Director, Kelly G. Pennell, PhD, PE

professional headshot of kelly pennellDr. Kelly G. Pennell is the third Director of the University of Kentucky Superfund Research Center (UKSRC) and Professor of Civil Engineering. From 2016, until being named Director on July 1, 2020, she served as the Assistant Director of UKSRC and worked closely with Dr. Bernhard Hennig, who previously served as the UKSRC Director for 17 years, and now serves as the Deputy Director.

Since her arrival at UK in 2013, Dr. Pennell’s research has emphasized knowledge brokering, field studies to investigate environmental engineering and science research, and collaboration with other National Institute of Environmental Science (NIEHS) Superfund Research Program (SRP) researchers. Dr. Pennell is uniquely positioned to conduct innovative field studies, serve as a knowledge broker to inform policy decisions using evidence-based information, and lead complex teams because of her experience in practice, policy, and academic settings, as well as administrative roles within large multidisciplinary centers. As Director of UKSRC, Dr. Pennell is passionate about inclusive research, and is committed to reaching new (and different) levels of excellence—by listening, learning and responding, amidst ongoing challenges.

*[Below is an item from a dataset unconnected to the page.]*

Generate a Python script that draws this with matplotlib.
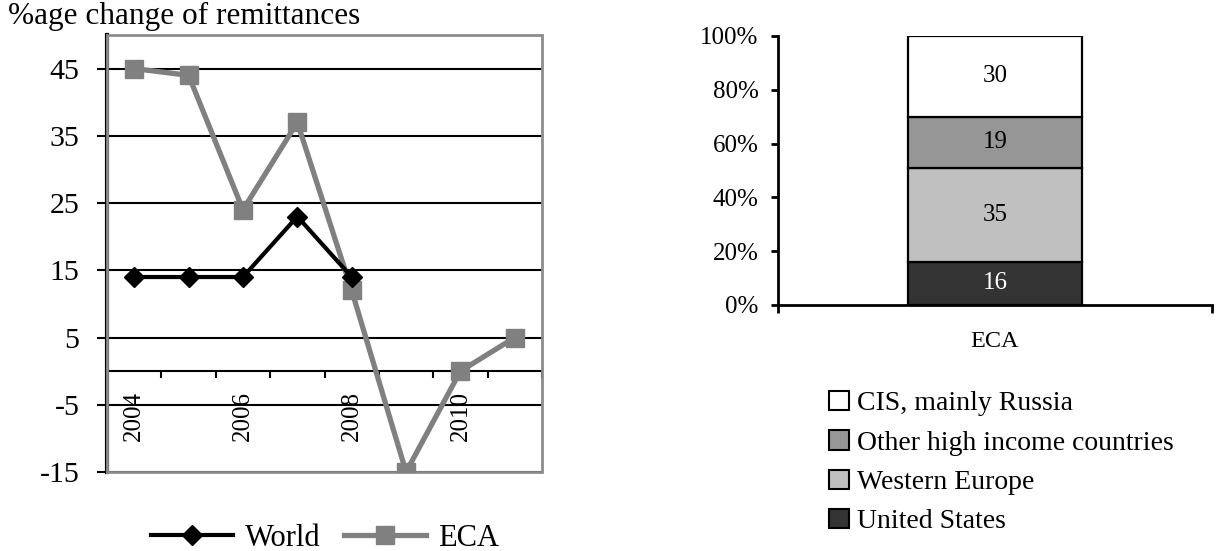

Dr. Pennell gained experience as a practicing engineer at an international environmental consulting firm, ARCADIS, Inc. (1997-2002). She conducted site characterization activities, designed remediation systems to clean-up extensive contamination at large manufacturing sites, including some the most contaminated sites in the country (e.g. Superfund sites), and responded to oil spills and other environmental disasters. These efforts were aimed to prevent and reduce contaminant exposure risks in communities. While conducting these activities, she also conducted research on chemical oxidation processes for treating trichloroethene as part of her masters (MS) thesis in environmental engineering at Rose-Hulman Institute of Technology and became a licensed Professional Engineer (PE) in 2001.

She earned her PhD at Purdue University in civil (environmental) engineering with a focus on sequential water disinfection processes for long-term space missions and gained significant training within a large multidisciplinary research center supported by the National Aeronautics and Space Administration (NASA) Specialized Center of Research & Training (NSCORT). The NSCORT program at NASA funded programs at universities for many decades, aiming to enlarge the pool of talented individuals to investigate interconnected problems across the entire fields of biology, medicine, and human interactions.

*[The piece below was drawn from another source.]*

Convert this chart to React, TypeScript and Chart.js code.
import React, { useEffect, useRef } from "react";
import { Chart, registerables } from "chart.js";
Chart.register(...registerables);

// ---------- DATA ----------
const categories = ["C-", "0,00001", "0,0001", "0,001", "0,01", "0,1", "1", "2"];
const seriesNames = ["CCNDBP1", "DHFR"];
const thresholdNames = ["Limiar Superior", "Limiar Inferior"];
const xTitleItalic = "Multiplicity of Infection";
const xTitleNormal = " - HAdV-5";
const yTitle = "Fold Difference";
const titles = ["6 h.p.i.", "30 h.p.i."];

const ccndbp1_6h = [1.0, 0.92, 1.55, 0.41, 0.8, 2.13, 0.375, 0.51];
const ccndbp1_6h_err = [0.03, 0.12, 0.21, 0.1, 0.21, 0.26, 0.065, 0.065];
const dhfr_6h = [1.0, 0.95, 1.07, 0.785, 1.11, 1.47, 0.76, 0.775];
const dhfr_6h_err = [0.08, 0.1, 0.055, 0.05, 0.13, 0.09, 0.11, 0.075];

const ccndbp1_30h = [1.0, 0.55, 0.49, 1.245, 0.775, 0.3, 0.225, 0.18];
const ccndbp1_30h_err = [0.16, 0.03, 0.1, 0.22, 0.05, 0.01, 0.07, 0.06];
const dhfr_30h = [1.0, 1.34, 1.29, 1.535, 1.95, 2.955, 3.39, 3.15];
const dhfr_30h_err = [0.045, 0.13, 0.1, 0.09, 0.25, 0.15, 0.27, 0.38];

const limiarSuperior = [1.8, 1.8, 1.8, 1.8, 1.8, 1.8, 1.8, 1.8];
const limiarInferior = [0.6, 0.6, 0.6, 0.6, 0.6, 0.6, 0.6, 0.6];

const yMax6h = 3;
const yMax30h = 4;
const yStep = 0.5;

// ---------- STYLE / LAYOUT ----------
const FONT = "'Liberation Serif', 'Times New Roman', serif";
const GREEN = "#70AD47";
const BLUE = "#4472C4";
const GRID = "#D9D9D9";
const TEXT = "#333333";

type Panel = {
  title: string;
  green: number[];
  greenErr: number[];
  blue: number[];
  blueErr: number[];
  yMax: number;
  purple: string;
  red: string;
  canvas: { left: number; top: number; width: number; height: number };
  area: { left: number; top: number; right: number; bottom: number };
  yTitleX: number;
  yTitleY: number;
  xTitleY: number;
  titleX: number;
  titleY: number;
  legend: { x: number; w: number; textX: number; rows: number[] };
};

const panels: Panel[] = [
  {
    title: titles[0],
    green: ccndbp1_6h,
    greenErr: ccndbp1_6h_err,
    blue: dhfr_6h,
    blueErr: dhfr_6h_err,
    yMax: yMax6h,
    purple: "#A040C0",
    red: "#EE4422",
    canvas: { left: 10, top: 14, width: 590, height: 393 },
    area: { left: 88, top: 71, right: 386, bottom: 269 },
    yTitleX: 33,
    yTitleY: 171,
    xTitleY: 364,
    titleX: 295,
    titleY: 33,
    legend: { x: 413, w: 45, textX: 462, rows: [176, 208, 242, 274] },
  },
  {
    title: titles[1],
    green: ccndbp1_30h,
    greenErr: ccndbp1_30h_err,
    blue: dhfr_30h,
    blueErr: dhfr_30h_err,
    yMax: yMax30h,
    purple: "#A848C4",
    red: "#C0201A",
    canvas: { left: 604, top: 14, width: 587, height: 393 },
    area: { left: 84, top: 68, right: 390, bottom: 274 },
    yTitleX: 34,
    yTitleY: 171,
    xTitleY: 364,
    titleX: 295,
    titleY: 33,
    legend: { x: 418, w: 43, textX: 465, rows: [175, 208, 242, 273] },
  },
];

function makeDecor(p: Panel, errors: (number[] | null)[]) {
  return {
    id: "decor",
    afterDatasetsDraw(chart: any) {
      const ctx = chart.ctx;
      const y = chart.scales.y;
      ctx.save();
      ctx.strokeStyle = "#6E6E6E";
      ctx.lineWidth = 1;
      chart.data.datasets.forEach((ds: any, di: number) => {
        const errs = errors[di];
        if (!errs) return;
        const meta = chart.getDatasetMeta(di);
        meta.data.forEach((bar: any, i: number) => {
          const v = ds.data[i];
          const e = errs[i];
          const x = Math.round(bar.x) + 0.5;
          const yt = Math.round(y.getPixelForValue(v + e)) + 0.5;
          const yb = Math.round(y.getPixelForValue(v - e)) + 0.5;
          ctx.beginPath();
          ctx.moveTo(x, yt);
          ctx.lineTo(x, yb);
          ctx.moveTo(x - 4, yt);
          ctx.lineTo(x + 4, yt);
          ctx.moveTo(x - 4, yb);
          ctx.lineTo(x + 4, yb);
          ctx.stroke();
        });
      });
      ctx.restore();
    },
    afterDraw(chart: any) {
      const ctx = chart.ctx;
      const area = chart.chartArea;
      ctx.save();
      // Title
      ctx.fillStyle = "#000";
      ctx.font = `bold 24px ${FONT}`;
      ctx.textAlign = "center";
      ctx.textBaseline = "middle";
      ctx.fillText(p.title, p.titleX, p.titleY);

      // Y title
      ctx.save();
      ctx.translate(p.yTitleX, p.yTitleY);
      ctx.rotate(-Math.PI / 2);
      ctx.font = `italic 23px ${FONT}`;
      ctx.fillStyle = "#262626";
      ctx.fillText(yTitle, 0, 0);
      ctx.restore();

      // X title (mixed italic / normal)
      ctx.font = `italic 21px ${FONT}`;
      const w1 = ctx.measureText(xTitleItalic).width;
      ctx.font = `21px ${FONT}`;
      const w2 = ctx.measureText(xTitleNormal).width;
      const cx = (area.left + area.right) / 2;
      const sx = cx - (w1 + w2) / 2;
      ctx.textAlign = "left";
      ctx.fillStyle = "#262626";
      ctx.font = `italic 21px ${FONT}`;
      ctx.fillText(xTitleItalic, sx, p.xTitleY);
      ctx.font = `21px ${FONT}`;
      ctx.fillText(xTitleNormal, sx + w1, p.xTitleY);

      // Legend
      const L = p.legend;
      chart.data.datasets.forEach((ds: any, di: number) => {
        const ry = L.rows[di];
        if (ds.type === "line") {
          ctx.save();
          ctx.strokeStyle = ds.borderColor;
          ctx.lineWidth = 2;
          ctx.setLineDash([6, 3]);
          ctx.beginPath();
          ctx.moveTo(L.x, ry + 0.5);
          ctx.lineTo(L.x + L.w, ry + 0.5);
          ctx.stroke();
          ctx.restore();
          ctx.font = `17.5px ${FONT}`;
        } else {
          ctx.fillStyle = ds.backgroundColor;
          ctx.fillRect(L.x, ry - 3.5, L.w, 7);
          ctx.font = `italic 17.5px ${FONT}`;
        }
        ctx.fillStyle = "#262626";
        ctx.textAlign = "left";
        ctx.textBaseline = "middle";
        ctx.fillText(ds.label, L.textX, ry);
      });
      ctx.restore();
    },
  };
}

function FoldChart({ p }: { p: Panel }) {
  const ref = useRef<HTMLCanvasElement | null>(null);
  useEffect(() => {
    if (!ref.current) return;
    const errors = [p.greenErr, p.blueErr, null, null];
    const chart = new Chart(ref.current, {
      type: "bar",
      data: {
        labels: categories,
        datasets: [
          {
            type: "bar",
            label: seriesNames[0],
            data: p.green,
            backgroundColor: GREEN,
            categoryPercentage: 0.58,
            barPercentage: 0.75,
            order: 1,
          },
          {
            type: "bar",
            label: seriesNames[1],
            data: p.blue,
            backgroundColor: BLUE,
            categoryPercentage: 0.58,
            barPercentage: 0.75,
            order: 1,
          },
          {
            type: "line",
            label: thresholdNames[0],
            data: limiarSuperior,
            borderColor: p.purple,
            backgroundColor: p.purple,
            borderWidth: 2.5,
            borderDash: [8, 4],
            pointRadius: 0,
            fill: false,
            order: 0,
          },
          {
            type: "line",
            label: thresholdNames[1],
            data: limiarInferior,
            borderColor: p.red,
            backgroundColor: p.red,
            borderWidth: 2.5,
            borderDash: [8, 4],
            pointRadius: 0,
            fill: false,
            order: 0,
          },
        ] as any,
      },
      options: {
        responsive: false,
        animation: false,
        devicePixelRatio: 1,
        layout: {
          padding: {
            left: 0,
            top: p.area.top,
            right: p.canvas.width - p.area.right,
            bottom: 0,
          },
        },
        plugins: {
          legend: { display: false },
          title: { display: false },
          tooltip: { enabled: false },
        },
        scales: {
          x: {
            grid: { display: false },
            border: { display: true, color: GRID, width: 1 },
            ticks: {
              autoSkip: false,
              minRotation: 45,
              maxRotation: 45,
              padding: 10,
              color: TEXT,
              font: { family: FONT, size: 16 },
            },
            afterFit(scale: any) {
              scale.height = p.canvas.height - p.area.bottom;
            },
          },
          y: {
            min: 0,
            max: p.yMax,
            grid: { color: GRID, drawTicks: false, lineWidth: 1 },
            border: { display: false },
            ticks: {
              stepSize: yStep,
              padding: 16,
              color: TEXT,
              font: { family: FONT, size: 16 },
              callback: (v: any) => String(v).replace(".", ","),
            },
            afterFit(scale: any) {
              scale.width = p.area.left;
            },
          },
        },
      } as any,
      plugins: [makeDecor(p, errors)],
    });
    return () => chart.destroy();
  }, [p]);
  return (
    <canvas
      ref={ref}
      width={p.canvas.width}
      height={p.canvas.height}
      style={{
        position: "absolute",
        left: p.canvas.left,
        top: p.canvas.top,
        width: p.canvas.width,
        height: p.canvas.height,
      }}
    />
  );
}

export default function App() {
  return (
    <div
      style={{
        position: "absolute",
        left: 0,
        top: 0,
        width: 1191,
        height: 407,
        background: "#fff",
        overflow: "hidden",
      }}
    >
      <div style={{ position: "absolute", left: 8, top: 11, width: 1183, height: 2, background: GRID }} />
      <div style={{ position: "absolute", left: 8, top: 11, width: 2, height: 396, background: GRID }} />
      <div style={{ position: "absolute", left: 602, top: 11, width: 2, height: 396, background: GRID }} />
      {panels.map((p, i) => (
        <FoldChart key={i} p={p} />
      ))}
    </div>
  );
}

As a post-doctoral scholar and research faculty (2005-2010), Dr. Pennell gained extensive experience working within Brown University’s NIEHS SRP. In this role she actively engaged federal, state and local decision makers while serving as a policy liaison bridging knowledge across disparate stakeholders, including faculty from the School of Engineering, Medical School, and School of Public Health, as well as community groups, and officials at federal and state governmental agencies.

In 2010, Dr. Pennell accepted a tenure-track faculty position at University of Massachusetts-Dartmouth, as an Assistant Professor of Civil Engineering (2010-2013). In 2013, she joined University of Kentucky as an Assistant Professor of Civil Engineering, promoted and tenured to Associate Professor of Civil Engineering (2016-present). She received a National Science Foundation CAREER award in 2015, which is NSF's most prestigious awards in support of early-career faculty who have the potential to serve as academic role models in research and education. The title of the award was, Vapor Intrusion, Knowledge Brokers and Environmental Health - A Three-Dimensional Perspective.

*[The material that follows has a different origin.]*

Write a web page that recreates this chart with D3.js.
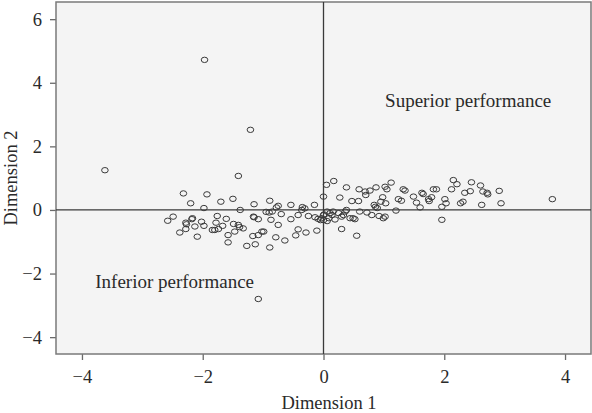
<!DOCTYPE html>
<html>
<head>
<meta charset="utf-8">
<script src="https://cdn.jsdelivr.net/npm/d3@7"></script>
<style>
  html, body { margin: 0; padding: 0; background: #fff; }
  svg { display: block; }
  text { font-family: "Liberation Serif", "DejaVu Serif", serif; fill: #2a2a2a; }
</style>
</head>
<body>
<svg id="chart" width="592" height="413"></svg>
<script>
// Object scores on the first two dimensions
const dim1 = [
  -1.97, -1.21, -3.62, -1.41, -1.08, 3.79,
  -2.32, -2.20, -2.58, -2.49, -2.28, -2.27, -2.18, -2.13, -2.28, -2.38, -2.09,
  -1.93, -1.70, -1.50, -1.98, -1.38, -1.15, -0.89, -0.75, -0.78, -0.54,
  -0.35, -0.31, -0.36, -0.15, 0.00, 0.05,
  -0.95, -0.90, -0.85, -0.70, -1.16, -1.15, -1.08, -0.87, -0.54, -0.42, -0.25,
  -0.14, -0.09, 0.01, 0.00, 0.06, -2.17, -2.02, -1.98, -1.78, -1.80, -1.84,
  -1.74, -1.67, -1.61, -1.76, -1.49, -1.41, -1.39, -1.33, -1.47, -1.58, -1.58,
  -1.27, -1.13, -1.17, -1.08, -1.02, -0.99, -0.89, -0.79, -0.75, -0.64,
  -0.46, -0.42, -0.29, -0.11,
  0.17, 0.38, 0.27, 0.47, 0.58, 0.59, 0.69, 0.70, 0.77, 0.87, 1.02, 1.05,
  1.12, 0.98, 0.95, 1.03, 0.84, 0.86, 0.89, 1.24, 1.29, 1.32, 1.35, 1.49,
  1.54, 1.63, 1.65, 1.74, 1.75, 1.79, 1.82, 1.87, 1.60, 1.96, 2.01, 2.03,
  1.96, 1.20, 1.02, 0.99, 0.92, 0.80, 0.72, 0.60, 0.49, 0.52, 0.44, 0.38,
  0.36, 0.33, 0.30, 0.25, 0.16, 0.14, 0.11, 0.06, 0.00, 0.09, -0.03, -0.05,
  0.30, 0.55, 0.19,
  2.15, 2.21, 2.12, 2.45, 2.60, 2.34, 2.43, 2.64, 2.71, 2.72, 2.91, 2.27,
  2.31, 2.62, 2.94
];
const dim2 = [
  4.72, 2.52, 1.25, 1.07, -2.80, 0.34,
  0.52, 0.21, -0.34, -0.21, -0.40, -0.45, -0.29, -0.52, -0.60, -0.71, -0.84,
  0.49, 0.26, 0.35, 0.06, 0.00, 0.18, 0.29, 0.13, 0.08, 0.16,
  0.09, 0.05, 0.00, 0.16, 0.42, 0.79,
  -0.06, -0.08, -0.05, -0.13, -0.21, -0.23, -0.29, -0.31, -0.29, -0.16, -0.19,
  -0.23, -0.28, -0.14, -0.32, -0.35, -0.26, -0.37, -0.50, -0.40, -0.63, -0.63,
  -0.60, -0.50, -0.28, -0.19, -0.44, -0.47, -0.54, -0.58, -0.68, -0.79, -1.02,
  -1.13, -1.08, -0.82, -0.79, -0.68, -0.68, -1.18, -0.86, -0.47, -0.96,
  -0.80, -0.61, -0.71, -0.65,
  0.91, 0.71, 0.39, 0.28, 0.28, 0.65, 0.58, 0.47, 0.61, 0.71, 0.73, 0.65,
  0.86, 0.40, 0.26, 0.21, 0.16, 0.10, 0.06, 0.34, 0.29, 0.65, 0.61, 0.42,
  0.23, 0.54, 0.50, 0.34, 0.28, 0.40, 0.65, 0.65, 0.08, 0.10, 0.34, 0.21,
  -0.31, -0.02, -0.21, -0.26, -0.19, -0.16, -0.08, -0.05, -0.26, -0.29, -0.26, 0.00,
  -0.05, -0.16, -0.21, -0.10, -0.05, -0.16, -0.10, -0.05, -0.16, -0.26, -0.26, -0.32,
  -0.60, -0.81, -0.30,
  0.94, 0.81, 0.65, 0.87, 0.77, 0.54, 0.59, 0.58, 0.54, 0.49, 0.60, 0.21,
  0.26, 0.16, 0.21
];

const xTicks = [-4, -2, 0, 2, 4];
const yTicks = [-4, -2, 0, 2, 4, 6];
const xTitle = "Dimension 1";
const yTitle = "Dimension 2";
const annotations = [
  { text: "Superior performance", x: 1.02, y: 3.24 },
  { text: "Inferior performance", x: -3.78, y: -2.45 }
];

const svg = d3.select("#chart");
const plot = { left: 56, top: 2, right: 591, bottom: 354 };

const x = d3.scaleLinear().domain([-4.43, 4.43]).range([plot.left, plot.right]);
const y = d3.scaleLinear().domain([-4.53, 6.54]).range([plot.bottom, plot.top]);

// Plot panel
svg.append("rect")
  .attr("x", plot.left).attr("y", plot.top)
  .attr("width", plot.right - plot.left).attr("height", plot.bottom - plot.top)
  .attr("fill", "#f4f4f4");

// Axes
const xAxis = svg.append("g")
  .attr("transform", `translate(0,${plot.bottom})`)
  .call(d3.axisBottom(x).tickValues(xTicks).tickSize(6).tickPadding(10).tickSizeOuter(0));
const yAxis = svg.append("g")
  .attr("transform", `translate(${plot.left},0)`)
  .call(d3.axisLeft(y).tickValues(yTicks).tickSize(6).tickPadding(8).tickSizeOuter(0));

[xAxis, yAxis].forEach(g => {
  g.select(".domain").remove();
  g.selectAll(".tick line").attr("stroke", "#6a6a6a").attr("stroke-width", 1.3);
  g.selectAll(".tick text")
    .attr("font-family", "Liberation Serif, DejaVu Serif, serif")
    .attr("font-size", 18.5).attr("fill", "#2a2a2a");
});

// Panel frame
svg.append("rect")
  .attr("x", plot.left).attr("y", plot.top)
  .attr("width", plot.right - plot.left).attr("height", plot.bottom - plot.top)
  .attr("fill", "none").attr("stroke", "#7a7a7a").attr("stroke-width", 1.5);

// Reference lines through the origin
svg.append("line")
  .attr("x1", x(0)).attr("x2", x(0)).attr("y1", plot.top).attr("y2", plot.bottom)
  .attr("stroke", "#3a3a3a").attr("stroke-width", 1.3);
svg.append("line")
  .attr("x1", plot.left).attr("x2", plot.right).attr("y1", y(0)).attr("y2", y(0))
  .attr("stroke", "#3a3a3a").attr("stroke-width", 1.3);

// Points
const points = dim1.map((d, i) => ({ d1: d, d2: dim2[i] }));
svg.append("g")
  .selectAll("ellipse")
  .data(points)
  .join("ellipse")
  .attr("cx", d => x(d.d1))
  .attr("cy", d => y(d.d2))
  .attr("rx", 3.3)
  .attr("ry", 2.7)
  .attr("fill", "none")
  .attr("stroke", "#3a3a3a")
  .attr("stroke-width", 1);

// Quadrant annotations
svg.append("g")
  .selectAll("text")
  .data(annotations)
  .join("text")
  .attr("x", d => x(d.x))
  .attr("y", d => y(d.y))
  .attr("font-size", 19)
  .text(d => d.text);

// Axis titles
svg.append("text")
  .attr("x", 329).attr("y", 409)
  .attr("text-anchor", "middle")
  .attr("font-size", 18.5)
  .text(xTitle);
svg.append("text")
  .attr("transform", `translate(17,${(plot.top + plot.bottom) / 2}) rotate(-90)`)
  .attr("text-anchor", "middle")
  .attr("font-size", 18.5)
  .text(yTitle);
</script>
</body>
</html>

From 2016-2019, Dr. Pennell served in leadership roles (e.g. associate director and acting director) at the Kentucky Water Resources Research Institute (KWRRI), which addresses water resources across the state of Kentucky, including both rural and urban communities. She also served as the Interim/Acting Director of the UK Tracy Farmer Institute of Sustainability and the Environment (TFISE) from 2018-2019, which includes over 100 faculty and staff across more than ten academic units.